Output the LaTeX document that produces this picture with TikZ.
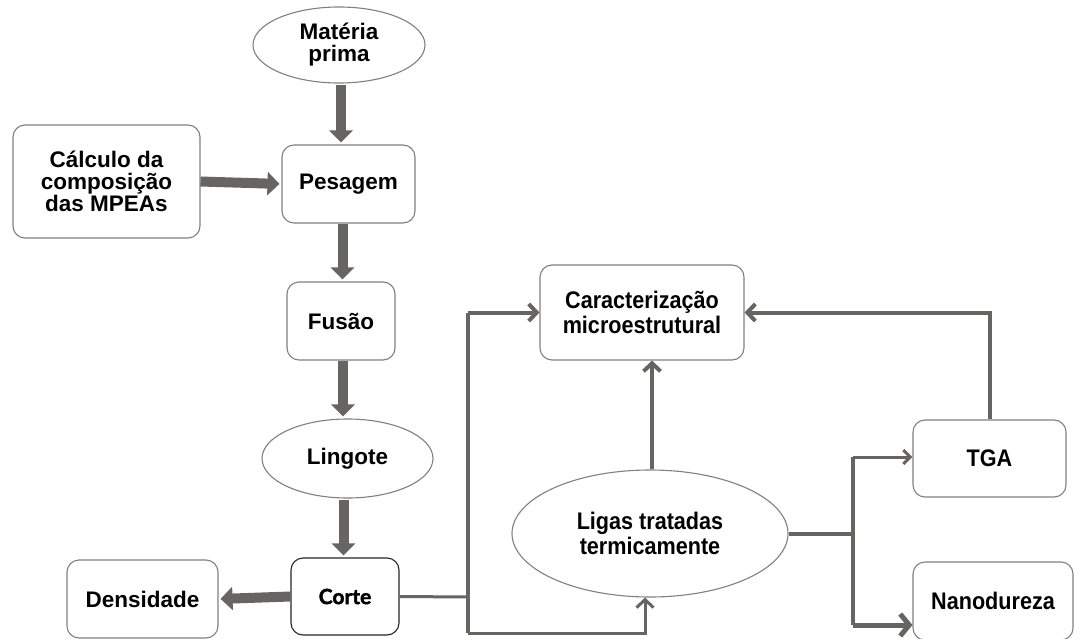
\documentclass[tikz,border=0pt]{standalone}
\usepackage{fontspec}
\setmainfont{Liberation Sans}
\newfontfamily\narrowfont{Liberation Sans}[FakeStretch=0.9]
\newfontfamily\cortefont{Lato}[BoldFeatures={FakeBold=2}]
\usetikzlibrary{arrows.meta,shapes.geometric,calc}
\definecolor{arr}{RGB}{103,100,100}
\definecolor{bord}{RGB}{128,128,128}
\tikzset{
  box/.style={draw=bord, line width=1.1pt, rounded corners=12pt, fill=white, align=center,
    inner sep=0pt, font=\fontsize{22.5}{22}\selectfont\bfseries},
  oval/.style={ellipse, draw=bord, line width=1.1pt, fill=white, align=center, inner sep=0pt,
    font=\fontsize{22.5}{22}\selectfont\bfseries},
  narrowtxt/.style={font=\narrowfont\fontsize{24}{25}\selectfont\bfseries},
  blockarrow/.style={draw=arr, line width=10pt, -{Triangle[width=23pt,length=12pt]}, fill=arr, shorten >=2pt},
  conn/.style={draw=arr, line width=3.5pt},
  barb/.style={draw=arr, line width=#1, -{Straight Barb[length=8pt,width=17pt]}},
  barb/.default=4pt
}
\begin{document}
\begin{tikzpicture}[x=1pt,y=-1pt]
\useasboundingbox (0,0) rectangle (1075,639);
\fill[white] (0,0) rectangle (1075,639);
% nodes
\node[oval, minimum width=172pt, minimum height=76pt] (mat) at (339,45) {Matéria\\prima};
\node[box, minimum width=187pt, minimum height=113pt] (calc) at (106.5,181.5) {Cálculo da\\composição\\das MPEAs};
\node[box, minimum width=133pt, minimum height=78pt] (pes) at (348.5,184) {Pesagem};
\node[box, minimum width=108pt, minimum height=78pt] (fus) at (341,321) {Fusão};
\node[oval, minimum width=171pt, minimum height=79pt] (lin) at (347.5,458.5) {Lingote};
\node[box, draw=black!85, minimum width=108pt, minimum height=77pt, font=\cortefont\fontsize{21}{22}\selectfont\bfseries] (cor) at (345,596.5) {Corte};
\node[box, minimum width=151pt, minimum height=78pt] (den) at (142.5,599) {Densidade};
\node[box, narrowtxt, minimum width=204pt, minimum height=95pt] (car) at (642,312.5) {Caracterização\\microestrutural};
\node[oval, narrowtxt, minimum width=276pt, minimum height=127pt] (lig) at (650,533.5) {Ligas tratadas\\termicamente};
\node[box, narrowtxt, minimum width=153pt, minimum height=77pt] (tga) at (989.5,458.5) {TGA};
\node[box, narrowtxt, minimum width=160pt, minimum height=78pt] (nan) at (993,601) {Nanodureza};
% arrow start points
\path (mat.south) ++(2,1) coordinate (a1);
\path (pes.south) ++(-6,0) coordinate (a2);
\path (fus.south) ++(2,0) coordinate (a3);
\path (lin.south) ++(-4,1) coordinate (a4);
% block arrows
\draw[blockarrow] (a1) -- (a1 |- pes.north);
\draw[blockarrow] (calc.east) -- (pes.west);
\draw[blockarrow] (a2) -- (a2 |- fus.north);
\draw[blockarrow] (a3) -- (a3 |- lin.north);
\draw[blockarrow] (a4) -- (a4 |- cor.north);
\draw[blockarrow] (cor.west) -- (den.east);
% connectors from Corte
\coordinate (j1) at (468,597);
\coordinate (j1t) at (468,312.5);
\coordinate (j1b) at (468,633);
\path (lig.south) ++(-5,0) coordinate (ls);
\path (lig.north) ++(2,0) coordinate (ln);
\draw[conn, line width=3pt] (cor.east) -- (j1);
\draw[conn] (j1t) -- (j1b);
\draw[barb] (j1t) -- (car.west);
\draw[barb=3pt] (j1b) -| (ls);
% Ligas to Caracterizacao
\draw[barb] (ln) -- (ln |- car.south);
% TGA to Caracterizacao
\draw[barb] (tga.north) |- (car.east);
% branch from Ligas
\coordinate (j3) at (853,533.5);
\coordinate (j3t) at (853,457);
\coordinate (j3b) at (853,625);
\draw[conn, line width=4pt] (lig.east) -- (j3);
\draw[conn, line width=4pt] (j3t) -- (j3b);
\draw[draw=arr, line width=3pt, -{Straight Barb[length=7pt,width=14pt]}] (j3t) -- (j3t -| tga.west);
\draw[draw=arr, line width=5pt, -{Straight Barb[length=9pt,width=22pt]}] (j3b) -- (j3b -| nan.west);
\end{tikzpicture}
\end{document}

^^^^^^^^^^^^^^^^

(Task description)
Leave the images out, please, and restate each line word for word.

(Worked solution)
Output the LaTeX document that produces this picture with TikZ.
\documentclass[tikz,border=0pt]{standalone}
\usepackage{fontspec}
\setmainfont{Liberation Sans}
\newfontfamily\narrowfont{Liberation Sans}[FakeStretch=0.9]
\newfontfamily\cortefont{Lato}[BoldFeatures={FakeBold=2}]
\usetikzlibrary{arrows.meta,shapes.geometric,calc}
\definecolor{arr}{RGB}{103,100,100}
\definecolor{bord}{RGB}{128,128,128}
\tikzset{
  box/.style={draw=bord, line width=1.1pt, rounded corners=12pt, fill=white, align=center,
    inner sep=0pt, font=\fontsize{22.5}{22}\selectfont\bfseries},
  oval/.style={ellipse, draw=bord, line width=1.1pt, fill=white, align=center, inner sep=0pt,
    font=\fontsize{22.5}{22}\selectfont\bfseries},
  narrowtxt/.style={font=\narrowfont\fontsize{24}{25}\selectfont\bfseries},
  blockarrow/.style={draw=arr, line width=10pt, -{Triangle[width=23pt,length=12pt]}, fill=arr, shorten >=2pt},
  conn/.style={draw=arr, line width=3.5pt},
  barb/.style={draw=arr, line width=#1, -{Straight Barb[length=8pt,width=17pt]}},
  barb/.default=4pt
}
\begin{document}
\begin{tikzpicture}[x=1pt,y=-1pt]
\useasboundingbox (0,0) rectangle (1075,639);
\fill[white] (0,0) rectangle (1075,639);
% nodes
\node[oval, minimum width=172pt, minimum height=76pt] (mat) at (339,45) {Matéria\\prima};
\node[box, minimum width=187pt, minimum height=113pt] (calc) at (106.5,181.5) {Cálculo da\\composição\\das MPEAs};
\node[box, minimum width=133pt, minimum height=78pt] (pes) at (348.5,184) {Pesagem};
\node[box, minimum width=108pt, minimum height=78pt] (fus) at (341,321) {Fusão};
\node[oval, minimum width=171pt, minimum height=79pt] (lin) at (347.5,458.5) {Lingote};
\node[box, draw=black!85, minimum width=108pt, minimum height=77pt, font=\cortefont\fontsize{21}{22}\selectfont\bfseries] (cor) at (345,596.5) {Corte};
\node[box, minimum width=151pt, minimum height=78pt] (den) at (142.5,599) {Densidade};
\node[box, narrowtxt, minimum width=204pt, minimum height=95pt] (car) at (642,312.5) {Caracterização\\microestrutural};
\node[oval, narrowtxt, minimum width=276pt, minimum height=127pt] (lig) at (650,533.5) {Ligas tratadas\\termicamente};
\node[box, narrowtxt, minimum width=153pt, minimum height=77pt] (tga) at (989.5,458.5) {TGA};
\node[box, narrowtxt, minimum width=160pt, minimum height=78pt] (nan) at (993,601) {Nanodureza};
% arrow start points
\path (mat.south) ++(2,1) coordinate (a1);
\path (pes.south) ++(-6,0) coordinate (a2);
\path (fus.south) ++(2,0) coordinate (a3);
\path (lin.south) ++(-4,1) coordinate (a4);
% block arrows
\draw[blockarrow] (a1) -- (a1 |- pes.north);
\draw[blockarrow] (calc.east) -- (pes.west);
\draw[blockarrow] (a2) -- (a2 |- fus.north);
\draw[blockarrow] (a3) -- (a3 |- lin.north);
\draw[blockarrow] (a4) -- (a4 |- cor.north);
\draw[blockarrow] (cor.west) -- (den.east);
% connectors from Corte
\coordinate (j1) at (468,597);
\coordinate (j1t) at (468,312.5);
\coordinate (j1b) at (468,633);
\path (lig.south) ++(-5,0) coordinate (ls);
\path (lig.north) ++(2,0) coordinate (ln);
\draw[conn, line width=3pt] (cor.east) -- (j1);
\draw[conn] (j1t) -- (j1b);
\draw[barb] (j1t) -- (car.west);
\draw[barb=3pt] (j1b) -| (ls);
% Ligas to Caracterizacao
\draw[barb] (ln) -- (ln |- car.south);
% TGA to Caracterizacao
\draw[barb] (tga.north) |- (car.east);
% branch from Ligas
\coordinate (j3) at (853,533.5);
\coordinate (j3t) at (853,457);
\coordinate (j3b) at (853,625);
\draw[conn, line width=4pt] (lig.east) -- (j3);
\draw[conn, line width=4pt] (j3t) -- (j3b);
\draw[draw=arr, line width=3pt, -{Straight Barb[length=7pt,width=14pt]}] (j3t) -- (j3t -| tga.west);
\draw[draw=arr, line width=5pt, -{Straight Barb[length=9pt,width=22pt]}] (j3b) -- (j3b -| nan.west);
\end{tikzpicture}
\end{document}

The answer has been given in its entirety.